Discussion: Inclusive Learning and Teaching in Art & Design

January 20, 2017 in Tutor Group Seminar

We’ve been asked to consider the following questions for our group tutorial this Friday:

1. In what ways are students shaping institutional policies and practices around inclusivity?

Student-led movements in the UK such as #liberatemydegree #ualsowhite #whyismycurriculumwhite #decolonisingthecurriculum #whyisntmyprofessorblack were created to address the issues of male/euro-centred, hetronormative, colonalistic curricula that is being taught in institutions. These campaigns have garnered a lot of attention in the media and online, students across the UK took umbrage to the disparities of attainment gaps from BME students, lack of representations and diversity in reading materials and teaching staff.

Students are feeling more empowered to voice their experiences, their feeling of isolation and exclusion are being validated. They have been given platforms to create work centred around their experiences.
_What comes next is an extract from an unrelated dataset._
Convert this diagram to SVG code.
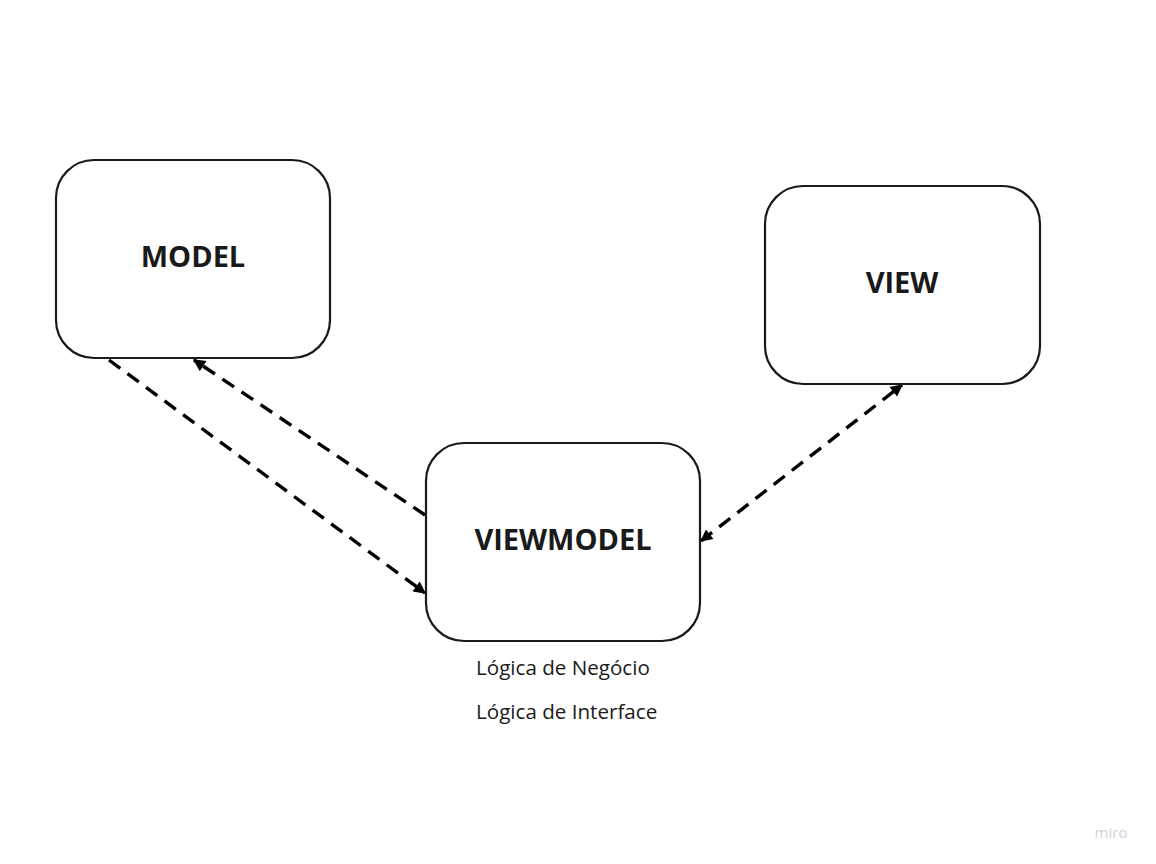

Forums for discussion has forced institutions to respond and stop playing lip service to diversity and inclusion policies.

 – Staff inclusivity training, anonymous marking, alternative methods of assessment, reviews of the way curriculum is designed using the HEA self-evaluation framework.

2. What progress has been made in terms of inclusivity and liberating the curriculum since the NUS report was published in 2011?

3. How might a diversity audit enhance inclusivity on the course you are involved with?

As I have yet to fully engage with courses/programmes, its a difficult question to answer. But I believe conducting a diversity audit would make the classroom/studio a more democratic and inclusive space – an ideal environment to learn.